Ey inananlar, size ne oldu ki: "Allâh yolunda topluca savaşa çıkın!" dendiği zaman yere çakılıp kaldınız? Ahirete karşılık dünyâ hayâtına mı râzı oldunuz? Ama dünyâ hayâtının geçimi, âhiretin yanında pek azdır.[6]
Bu dünyâ hayâtı eğlence ve oyundan başka bir şey değildir. Âhiret yurdu, işte asıl hayât odur (asıl yaşanacak yer orasıdır), keşke bilselerdi![7]
Büyük düşünmeli, büyük hedeflerimiz olmalı, bu hedeflere ulaşmak için çok çalışmalıyız. Hedeflerimizin başına, gayelerin en yücesi/Aksa’l-ğâye olan Yüce Allah’ın rızasını koymalıyız. Zaten en büyük emeliz, O’nun rızası olursa, O’nun yolunda olursak, O bize dünyevî ve uhrevî nimetlerini lütfedecektir.
Meşru hedeflerimiz olmalı ve bu meşru hedeflerimize doru ilerlerken, meşruiyet sınırları dışına asla çıkmamalıyız. Kem âlattan kemâlât beklememeli, kerahatten keramet ummamalı, meşru olmayan yollardan meşru hedeflere ulaşılmayacağını, haramlarla elde edilen şeylerin bize hayır getirmeyeceğini asla unutmamalıyız.
Bu esaslar çerçevesince yapacağımız iş seçimi, bize O’nun rızasını ve ahireti kazandırmalı, edineceğimiz meslek, O’nun ölçülerine aykırı işlere sebebiyet vermemeli.
Seçeceğimiz eş, Müslümanlığımızı layıkıyla yaşamada ve en büyük emelimize erişmede bize yardımcı olmalıdır. Dini yaşamada bize engel olacak, eş, arkadaş ve çevre tercihlerinden uzak olmalıyız.
Çocuklarımızın okul-meslek/iş/eş seçimlerini yaparken de tüm bu esaslara dikkat etmeliyiz.

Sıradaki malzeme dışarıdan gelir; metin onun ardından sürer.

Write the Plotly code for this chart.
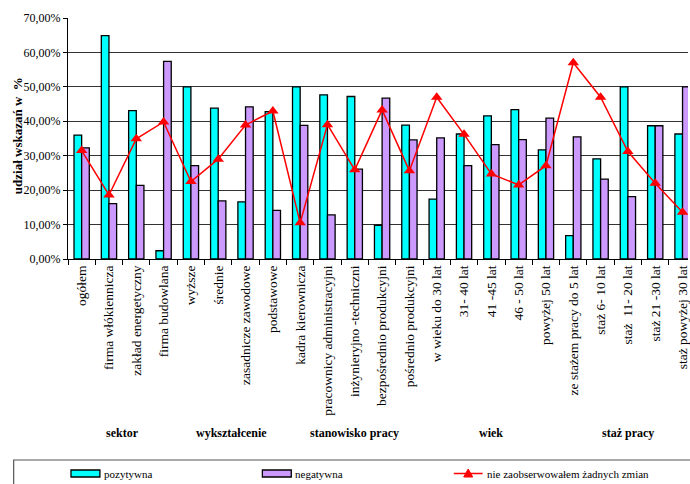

Onlara sadece dünyayı kazandıran, terlemeden ve kısa yoldan köşeyi dönmelerini sağlayan alanlar değil; onlara hem dünya hem ahiretlerini kazandıracak olan, onları her iki dünyada da mutlu edecek olan okul/iş/eş seçimlerine onları yönlendirelim. Bu konuda onlara yardımcı olalım. Onları, dünyanın küçük sınavlarına hazırlanırken, ahiretin büyük sınavını unutmalarından, o sınava aykırı hareketler içerisine girmelerinden koruyalım.
Sonuç olarak tedbirimizi alalım, bize düşenleri yapıp Allah’a dayanalım ve her zaman bol bol dua edelim. Ama önce duayı hak edelim, sonra O’ndan isteyelim. Elbette O, içten ve hak edilerek yapılan dualara cevap verecektir.